Fig. 5.. RBPMS controls mRNA translation of factors essential to initiate cardiac mesoderm commitment.

(A) Schematic of the TS-seq strategy used to evaluate the translational status of RBPMS-KO compared to WT (n = 3). (B) Global impact of the loss of RBPMS on ribosome occupancy in hESCs, revealed by two-step regression analysis of the mRNAs enriching on indicated ribosomal fractions derived from TS-seq. (C) Translation state of mRNAs bound by RBPMS in RBPMS-KO compared to WT, grouped based on RBPMS binding coordinates, in the indicated translationally affected clusters identified by TS-seq. (D) Metagene plot revealing RBPMS 3′UTR binding bias for translationally repressed RBPMS targets. (E) Functional analysis of all translationally repressed mRNAs and (F) translationally repressed 3′UTR targets in RBPMS-KO versus WT hESCs illustrated as a significantly enriched, curated list of GO terms. (G) Loss of RBPMS severely inhibits translation of the components of vital mesoderm specifying signal transduction networks (WNT, BMP, NODAL, and FGF signaling), as well as (H) translation factors and ribosomal proteins. (I) mRNAs bound by RBPMS at the 3′UTR are depleted from ribosomes in RBPMS-KO without affecting the transcript levels. The heatmap on the left depicts mRNA levels of RBPMS 3′UTR targets, while the heatmap on the right depicts their ribosome occupancy. (J) Changes in total proteome between WT hESCs and RBPMS-KO hESCs depicted as a volcano plot derived from whole-cell proteomics analysis. (K) Heatmap depicting protein levels (as log₂ LFQ values) of RBPMS 3′UTR targets in WT and RBPMS-KO hESCs.

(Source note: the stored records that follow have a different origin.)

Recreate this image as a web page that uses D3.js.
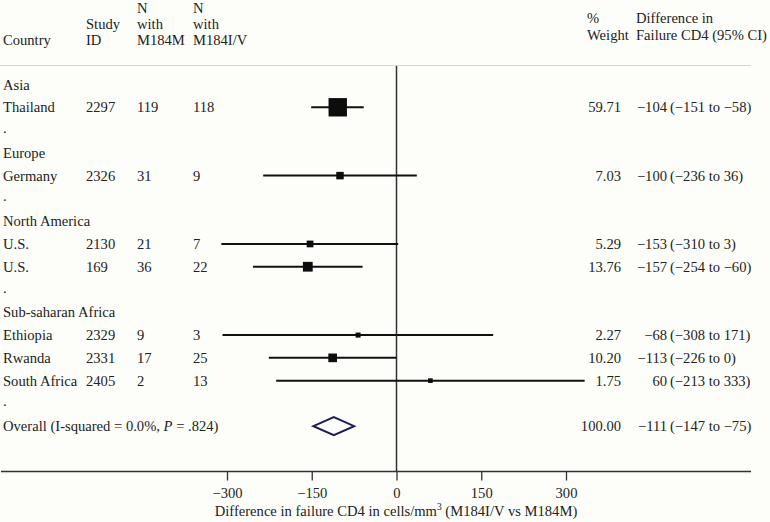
<!DOCTYPE html>
<html>
<head>
<meta charset="utf-8">
<script src="https://cdn.jsdelivr.net/npm/d3@7"></script>
<style>
  html, body { margin: 0; padding: 0; background: #fdfefa; }
  svg { display: block; }
  text { font-family: "Liberation Serif", "Times New Roman", serif; font-size: 14.6px; fill: #222; }
</style>
</head>
<body>
<div id="chart"></div>
<script>
// ---- data ----
const regions = ["Asia", "Europe", "North America", "Sub-saharan Africa"];
const studyRegion = ["Asia", "Europe", "North America", "North America", "Sub-saharan Africa", "Sub-saharan Africa", "Sub-saharan Africa"];
const countries = ["Thailand", "Germany", "U.S.", "U.S.", "Ethiopia", "Rwanda", "South Africa"];
const studyIds = ["2297", "2326", "2130", "169", "2329", "2331", "2405"];
const nM184M = [119, 31, 21, 36, 9, 17, 2];
const nM184IV = [118, 9, 7, 22, 3, 25, 13];
const weights = [59.71, 7.03, 5.29, 13.76, 2.27, 10.20, 1.75];
const estimates = [-104, -100, -153, -157, -68, -113, 60];
const lowerCI = [-151, -236, -310, -254, -308, -226, -213];
const upperCI = [-58, 36, 3, -60, 171, 0, 333];
const overallEstimate = -111, overallLower = -147, overallUpper = -75, overallWeight = 100;
const xTicks = [-300, -150, 0, 150, 300];

// ---- layout rows ----
const rows = [];
regions.forEach(r => {
  rows.push({type: "region", label: r});
  studyRegion.forEach((sr, i) => { if (sr === r) rows.push({type: "study", i}); });
  rows.push({type: "dot"});
});
rows.push({type: "overall"});

const W = 770, H = 522;
const svg = d3.select("#chart").append("svg").attr("width", W).attr("height", H);
svg.append("rect").attr("width", W).attr("height", H).attr("fill", "#fdfefa");

const x = d3.scaleLinear().domain([-300, 300]).range([227, 566]);
const y = d3.scaleLinear().domain([0, rows.length - 1]).range([84.5, 426.2]);
const boxSize = d3.scaleSqrt().domain([0, 59.71]).range([0, 16.6]);

const fmt = v => String(v).replace("-", "\u2212");
const col = {country: 3, id: 86, n1: 137, n2: 193, weight: 621, est: 667, ci: 670};

// top light rule
svg.append("line").attr("x1", 0).attr("x2", 751).attr("y1", 65.5).attr("y2", 65.5)
  .attr("stroke", "#d4d6d0").attr("stroke-width", 1);

// headers
const hdr = (t, xx, yy, anchor) => svg.append("text").attr("x", xx).attr("y", yy)
  .attr("text-anchor", anchor || "start").text(t);
hdr("Country", col.country, 45);
hdr("Study", col.id, 29); hdr("ID", col.id, 45);
hdr("N", col.n1, 13); hdr("with", col.n1, 29); hdr("M184M", col.n1, 45);
hdr("N", col.n2, 13); hdr("with", col.n2, 29); hdr("M184I/V", col.n2, 45);
hdr("%", 587, 23); hdr("Weight", 587, 40);
hdr("Difference in", 636, 23); hdr("Failure CD4 (95% CI)", 636, 40);

// zero line
svg.append("line").attr("x1", x(0)).attr("x2", x(0)).attr("y1", 66).attr("y2", 471)
  .attr("stroke", "#333").attr("stroke-width", 1.5);

// rows
rows.forEach((r, k) => {
  const yy = y(k);
  const g = svg.append("g");
  if (r.type === "region") {
    g.append("text").attr("x", col.country).attr("y", yy + 5).text(r.label);
  } else if (r.type === "dot") {
    g.append("text").attr("x", col.country).attr("y", yy + 3).text(".");
  } else if (r.type === "study") {
    const i = r.i;
    g.append("text").attr("x", col.country).attr("y", yy + 5).text(countries[i]);
    g.append("text").attr("x", col.id).attr("y", yy + 5).text(studyIds[i]);
    g.append("text").attr("x", col.n1).attr("y", yy + 5).text(nM184M[i]);
    g.append("text").attr("x", col.n2).attr("y", yy + 5).text(nM184IV[i]);
    g.append("text").attr("x", col.weight).attr("y", yy + 5).attr("text-anchor", "end").text(weights[i].toFixed(2));
    g.append("text").attr("x", col.est).attr("y", yy + 5).attr("text-anchor", "end").text(fmt(estimates[i]));
    g.append("text").attr("x", col.ci).attr("y", yy + 5).text("(" + fmt(lowerCI[i]) + " to " + fmt(upperCI[i]) + ")");
    g.append("line").attr("x1", x(lowerCI[i])).attr("x2", x(upperCI[i])).attr("y1", yy).attr("y2", yy)
      .attr("stroke", "#111").attr("stroke-width", 2);
    const s = 1.8 + boxSize(weights[i]);
    g.append("rect").attr("x", x(estimates[i]) - s / 2).attr("y", yy - s / 2)
      .attr("width", s).attr("height", s).attr("fill", "#0d0d0d");
  } else if (r.type === "overall") {
    const t = g.append("text").attr("x", col.country).attr("y", yy + 5);
    t.append("tspan").text("Overall (I-squared = 0.0%, ");
    t.append("tspan").attr("font-style", "italic").text("P");
    t.append("tspan").text(" = .824)");
    g.append("text").attr("x", col.weight).attr("y", yy + 5).attr("text-anchor", "end").text(overallWeight.toFixed(2));
    g.append("text").attr("x", col.est).attr("y", yy + 5).attr("text-anchor", "end").text(fmt(overallEstimate));
    g.append("text").attr("x", col.ci).attr("y", yy + 5).text("(" + fmt(overallLower) + " to " + fmt(overallUpper) + ")");
    const h = 9;
    const pts = [[x(overallLower), yy], [x(overallEstimate), yy - h], [x(overallUpper), yy], [x(overallEstimate), yy + h]];
    g.append("path").attr("d", d3.line()(pts) + "Z").attr("fill", "none")
      .attr("stroke", "#1c1c5a").attr("stroke-width", 2);
  }
});

// x axis
const axisY = 471.5;
const axis = d3.axisBottom(x).tickValues(xTicks).tickSize(9).tickPadding(7)
  .tickFormat(d => fmt(d));
const ag = svg.append("g").attr("transform", `translate(0,${axisY})`).call(axis);
ag.select(".domain").remove();
ag.selectAll(".tick line").attr("stroke", "#333").attr("stroke-width", 1.3);
ag.selectAll(".tick text").attr("font-family", null).attr("font-size", null).attr("fill", "#222")
  .style("font-family", "'Liberation Serif', serif").style("font-size", "14.6px");
svg.append("line").attr("x1", 1).attr("x2", 751).attr("y1", axisY).attr("y2", axisY)
  .attr("stroke", "#333").attr("stroke-width", 1.6);

// axis title
const tt = svg.append("text").attr("x", 396).attr("y", 516).attr("text-anchor", "middle");
tt.append("tspan").text("Difference in failure CD4 in cells/mm");
tt.append("tspan").attr("dy", -6).attr("font-size", "9.5px").text("3");
tt.append("tspan").attr("dy", 6).text(" (M184I/V vs M184M)");
</script>
</body>
</html>
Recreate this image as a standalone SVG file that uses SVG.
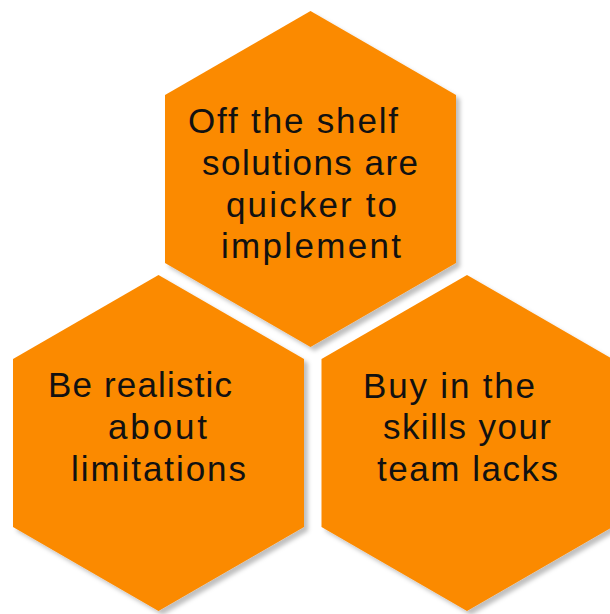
<svg xmlns="http://www.w3.org/2000/svg" width="610" height="614" viewBox="0 0 610 614">
  <defs>
    <filter id="shadow" x="-10%" y="-10%" width="130%" height="130%">
      <feDropShadow dx="4" dy="4" stdDeviation="2" flood-color="#000" flood-opacity="0.25"/>
    </filter>
  </defs>
  <style>
    .hex { fill: #FB8A04; filter: url(#shadow); }
    .lbl { font-family: "Liberation Sans", Arial, sans-serif; font-size: 35px; fill: #111; text-anchor: start; }
  </style>
  <rect width="610" height="614" fill="#fff"/>
  <g id="connectors"/>
  <g id="node-top">
    <polygon class="hex" points="310.5,11 456,95 456,263 310.5,347 165,263 165,95"/>
    <text class="lbl">
      <tspan x="188" y="133" textLength="210" lengthAdjust="spacing">Off the shelf</tspan>
      <tspan x="202" y="175" textLength="216" lengthAdjust="spacing">solutions are</tspan>
      <tspan x="226" y="217" textLength="171" lengthAdjust="spacing">quicker to</tspan>
      <tspan x="221" y="258" textLength="180" lengthAdjust="spacing">implement</tspan>
    </text>
  </g>
  <g id="node-left">
    <polygon class="hex" points="158.5,275 304,359 304,527 158.5,611 13,527 13,359"/>
    <text class="lbl">
      <tspan x="48" y="397" textLength="184" lengthAdjust="spacing">Be realistic</tspan>
      <tspan x="108" y="439" textLength="99" lengthAdjust="spacing">about</tspan>
      <tspan x="71" y="481" textLength="175" lengthAdjust="spacing">limitations</tspan>
    </text>
  </g>
  <g id="node-right">
    <polygon class="hex" points="467,275 612.5,359 612.5,527 467,611 321.5,527 321.5,359"/>
    <text class="lbl">
      <tspan x="363" y="398" textLength="172" lengthAdjust="spacing">Buy in the</tspan>
      <tspan x="383" y="439" textLength="168" lengthAdjust="spacing">skills your</tspan>
      <tspan x="377" y="481" textLength="181" lengthAdjust="spacing">team lacks</tspan>
    </text>
  </g>
</svg>
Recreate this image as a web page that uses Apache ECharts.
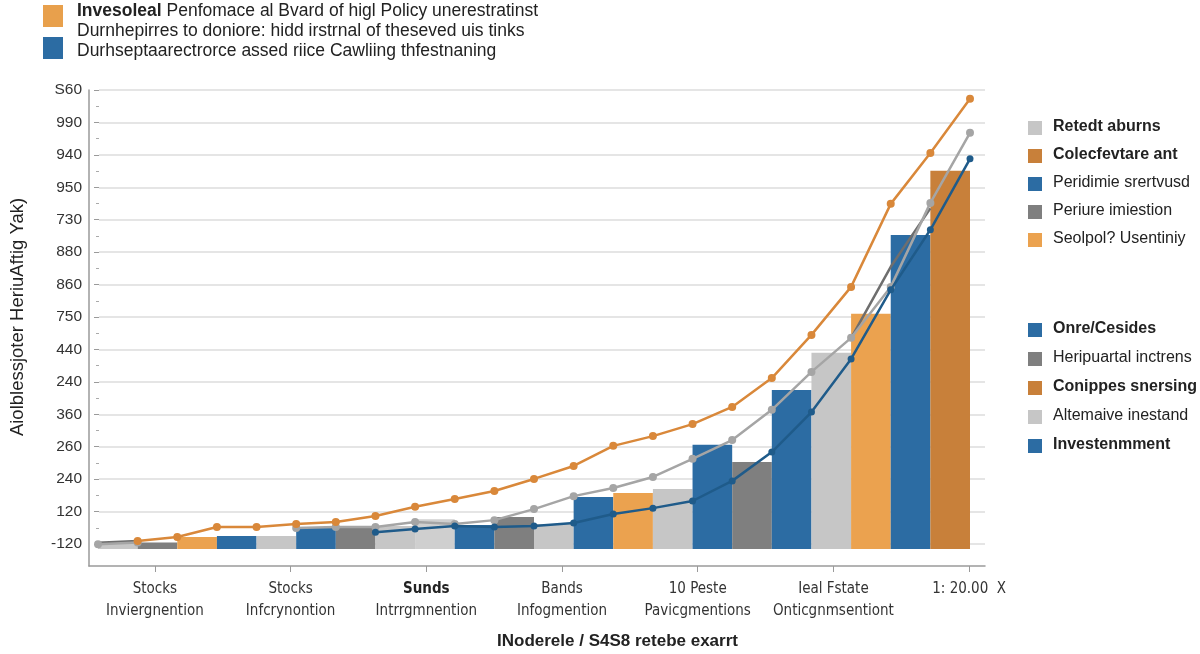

Fig. 6.. RBPMS specializes mRNA translation in pluripotency, selectively via 3′UTR binding and globally by controlling translation initiation and ribosome recruitment.

(A) Schematic of the reporter system and the experimental workflow used to investigate the 3′UTR binding motif–dependent regulation of translation by RBPMS in hESCs. (B) RBPMS activates translation of reporter mRNA carrying RBPMS binding motifs in the 3′UTR, evaluated by time-lapse microscopy. (C) The presence of the RBPMS binding motif is required for 3′ binding–dependent translation activation by RBPMS evaluated using indicated luciferase-based bicistronic reporters. (D) Schematic outlining the translation complex profiling–based isolation of 40S and preinitiation complex (PIC), followed by proteomics analysis in WT and RBPMS-KO hESCs. (E) Translation complex profiling traces of WT and RBPMS-KO hESCs (shades represent SEM). 40S + PIC fractions were subjected to LC-MS/MS. (F) Proteins significantly changing in the 40S + PIC fraction between WT and RBPMS-KO hESCs represented as volcano plot. Dashed lines indicate significance thresholds (−log₁₀ P ≥ 1.3 and log₂ FC ± 2) (selected translation factors, ER proteins, and RBPs are highlighted by orange, green, and blue dots, respectively). (G) Heatmap depicting differentially enriched translation factors, RBPs, and translation-associated ER proteins in the 40S + PIC fraction between WT and RBPMS-KO hESCs (significantly changing proteins are highlighted in bold). (H) Illustration of the PiggyBac-based strategy used to reexpress RBPMS in RBPMS-KO. Representative microscopy images in the inlets before and after induction. Timely reconstitution of RBPMS in RBPMS-KO hESCs rescues (I) translation defects, (J) protein synthesis defects, (K) translation defect of representative 3′UTR target of RBPMS, SFRP1, and (L) cardiac differentiation defect. Quantification of the microscopy images on the right side as bar graphs. Error bars represent ±SEM; P values calculated using Student’s t test (*P ≤ 0.05, **P ≤ 0.01, ***P ≤ 0.001, and ****P ≤ 0.0001; n = 3).